A missão da Igreja deveria ultrapassar a tentação localista de uma mera seita judaica, e se expandir por todo o mundo. O cristianismo é intrinsecamente expansionista, porque o evangelho deve ser levado “até os confins da terra” (At 1.8). O Espírito Santo no Pentecostes foi derramamento de poder e outorga de dons, para tornar possível o cumprimento dessa missão, que não é opcional, mas imperativa: “Ide”. Foi essa a obediência dos mártires, e a Igreja pagou um preço quando foi coerente, mas envergonhou o seu Senhor em tantos episódios pouco dignos, que, periodicamente, a chama para reforma e avivamento; para coerência e obediência. Evangélicos, continuamos a crer que a prioridade da missão é a evangelização, entendida como “... a apresentação de Jesus Cristo no poder do Espírito Santo, de tal maneira que os homens possam conhecê-lo como Salvador e servi-lo como Senhor, na comunhão da Igreja e na vocação da vida comum”.

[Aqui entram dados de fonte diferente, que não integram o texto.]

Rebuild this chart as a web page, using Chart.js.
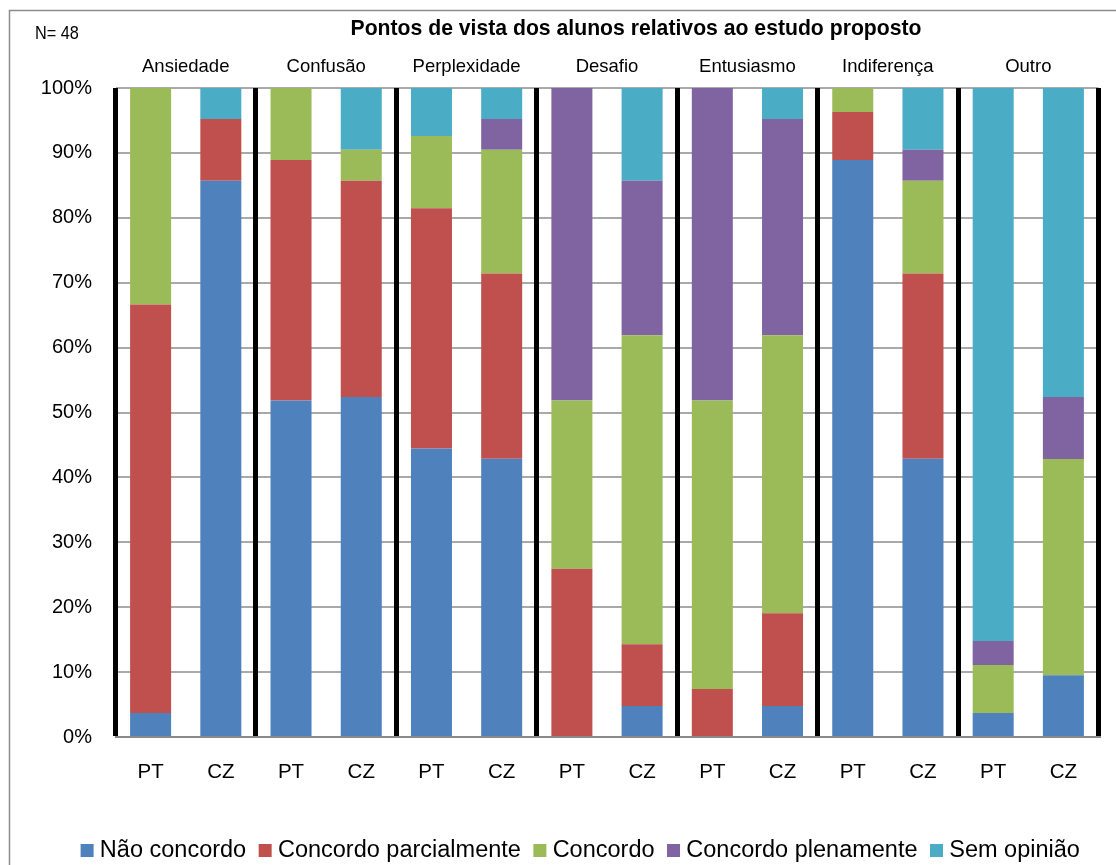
<!DOCTYPE html>
<html>
<head>
<meta charset="utf-8">
<title>Pontos de vista dos alunos relativos ao estudo proposto</title>
<script src="https://cdn.jsdelivr.net/npm/chart.js@4.4.1/dist/chart.umd.min.js"></script>
<style>
  html, body { margin: 0; padding: 0; background: #fff; overflow: hidden; width: 1116px; height: 865px; }
  #wrap { position: absolute; left: 0; top: 0; width: 1166px; height: 880px; }
</style>
</head>
<body>
<div id="wrap"><canvas id="chart" width="1166" height="880"></canvas></div>
<script>
// Themes (one pair of bars per theme: PT and CZ students)
const groups = ['Ansiedade', 'Confusão', 'Perplexidade', 'Desafio', 'Entusiasmo', 'Indiferença', 'Outro'];
const countries = ['PT', 'CZ'];
const barLabels = ['PT', 'CZ', 'PT', 'CZ', 'PT', 'CZ', 'PT', 'CZ', 'PT', 'CZ', 'PT', 'CZ', 'PT', 'CZ'];

// Share of answers (%) per bar, in the order of barLabels
const naoConcordo        = [3.70, 85.71, 51.85, 52.38, 44.44, 42.86, 0.00, 4.76, 0.00, 4.76, 88.89, 42.86, 3.70, 9.52];
const concordoParcial    = [62.96, 9.52, 37.04, 33.33, 37.04, 28.57, 25.93, 9.52, 7.41, 14.29, 7.41, 28.57, 0.00, 0.00];
const concordo           = [33.33, 0.00, 11.11, 4.76, 11.11, 19.05, 25.93, 47.62, 44.44, 42.86, 3.70, 14.29, 7.41, 33.33];
const concordoPlenamente = [0.00, 0.00, 0.00, 0.00, 0.00, 4.76, 48.15, 23.81, 48.15, 33.33, 0.00, 4.76, 3.70, 9.52];
const semOpiniao         = [0.00, 4.76, 0.00, 9.52, 7.41, 4.76, 0.00, 14.29, 0.00, 4.76, 0.00, 9.52, 85.19, 47.62];

const seriesNames = ['Não concordo', 'Concordo parcialmente', 'Concordo', 'Concordo plenamente', 'Sem opinião'];
const seriesColors = ['#4F81BD', '#C0504D', '#9BBB59', '#8064A2', '#4BACC6'];
const seriesValues = [naoConcordo, concordoParcial, concordo, concordoPlenamente, semOpiniao];

const yTicks = [0, 10, 20, 30, 40, 50, 60, 70, 80, 90, 100];

const titleText = 'Pontos de vista dos alunos relativos ao estudo proposto';
const sampleText = 'N= 48';

const FONT = "'Liberation Sans', Arial, Helvetica, sans-serif";
Chart.defaults.font.family = FONT;
Chart.defaults.color = '#000';

// Frame, heading and sample size drawn around the plot
const framePlugin = {
  id: 'frame',
  beforeDraw(chart) {
    const ctx = chart.ctx;
    ctx.save();
    ctx.strokeStyle = '#8c8c8c';
    ctx.lineWidth = 1.5;
    ctx.strokeRect(9.5, 10.5, 2000, 2000);
    ctx.restore();
  },
  afterDraw(chart) {
    const ctx = chart.ctx;
    ctx.save();
    ctx.fillStyle = '#000';
    ctx.textBaseline = 'alphabetic';
    ctx.textAlign = 'center';
    ctx.font = 'bold 21.2px ' + FONT;
    ctx.fillText(titleText, 636, 35);
    // sample size, set in a condensed face
    ctx.textAlign = 'left';
    ctx.font = '18.5px ' + FONT;
    ctx.translate(35, 39);
    ctx.scale(0.88, 1);
    ctx.fillText(sampleText, 0, 0);
    ctx.restore();
  }
};

const datasets = seriesNames.map((name, i) => ({
  label: name,
  data: seriesValues[i],
  backgroundColor: seriesColors[i],
  borderWidth: 0,
  barPercentage: 0.584,
  categoryPercentage: 1.0
}));

new Chart(document.getElementById('chart'), {
  type: 'bar',
  data: { labels: barLabels, datasets },
  plugins: [framePlugin],
  options: {
    responsive: false,
    animation: false,
    layout: { padding: { left: 0, right: 0, top: 0, bottom: 7.75 } },
    scales: {
      x: {
        type: 'category',
        stacked: true,
        offset: true,
        position: 'bottom',
        grid: {
          offset: true,
          drawTicks: false,
          lineWidth: 5,
          z: -1,
          color: (c) => (c.index === undefined || c.index % 2 === 0) ? '#000' : 'rgba(0,0,0,0)'
        },
        border: { display: true, color: '#8a8a8a', width: 2, z: 1 },
        ticks: { font: { size: 20.5 }, padding: 23.5, color: '#000', maxRotation: 0, autoSkip: false },
        afterFit: (s) => { s.height = 83.75; }
      },
      x2: {
        type: 'category',
        labels: groups,
        position: 'top',
        offset: true,
        display: true,
        grid: { display: false, drawTicks: false },
        border: { display: false },
        ticks: { font: { size: 18.5 }, padding: 10.4, color: '#000', maxRotation: 0, autoSkip: false },
        afterFit: (s) => { s.height = 88; }
      },
      y: {
        stacked: true,
        min: 0,
        max: 100,
        position: 'left',
        afterBuildTicks: (s) => { s.ticks = yTicks.map(v => ({ value: v })); },
        ticks: { font: { size: 20 }, padding: 23.5, color: '#000', callback: (v) => v + '%' },
        grid: { color: '#a9a9a9', lineWidth: 2, drawTicks: false, z: -2 },
        border: { display: false },
        afterFit: (s) => { s.width = 115.5; }
      },
      y2: {
        type: 'linear',
        position: 'right',
        display: true,
        grid: { display: false, drawTicks: false },
        border: { display: false },
        ticks: { display: false },
        afterFit: (s) => { s.width = 67.5; }
      }
    },
    plugins: {
      title: { display: false },
      tooltip: { enabled: false },
      legend: {
        display: true,
        position: 'bottom',
        align: 'center',
        labels: {
          usePointStyle: true,
          pointStyle: 'rect',
          boxWidth: 2,
          boxHeight: 13,
          padding: 18,
          color: '#000',
          font: { size: 23.5 }
        }
      }
    }
  }
});
</script>
</body>
</html>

Na Idade Contemporânea, o malabarismo mental de teólogos liberais forjou um universalismo salvífico, que descolou o Jesus histórico do Cristo de Deus, e terminou vendo “a face escondida de Cristo atrás dos orixás...”. No final do século 19 e início do século 20, nos Estados Unidos, a missão da Igreja foi dilacerada entre um “evangelho social” e um “evangelho individual”, unilaterais e parcializadores. A missão, tantas vezes atrelada a culturas, impérios e sistemas políticos ou econômicos, foi violentada e empobrecida. Aos extremismos liberal e fundamentalista, o evangelicalismo — com toda a sua história de piedade engajada, de um Wilbeforce ou um Lord Shaftsbury, herdeiro da pré-reforma, da reforma, do puritanismo, do pietismo, do avivalismo e do movimento missionário, com seu conteúdo de uma teologia bíblica e histórica, foi capaz de, principalmente com o Congresso e o Pacto de Lausanne, devolver à Igreja a sua missão recomposta: “o Evangelho todo, para o homem todo e para todos os homens”. É a missão integral, que, na resolução da Conferência de Lambeth, de 1988, dos bispos anglicanos, deve incluir e integrar as dimensões: a) proclamar as boas novas do reino; b) ensinar, batizar e instruir os convertidos; c) responder às necessidades humanas por serviço em amor; d) procurar transformar as estruturas iníquas da sociedade; e) defender a vida e a integridade da criação. Na América Latina destacamos o papel da Fraternidade Teológica Latino-Americana (FTL).
Somente um grande desconhecimento histórico ou uma grande má-fé podem ser responsáveis por se procurar identificar a Teologia da Missão da Igreja, evangélica, com a Teologia da Libertação, de premissas e história liberais. No meio de antigas e novas distorções, reafirmemos a mui bíblica missão integral.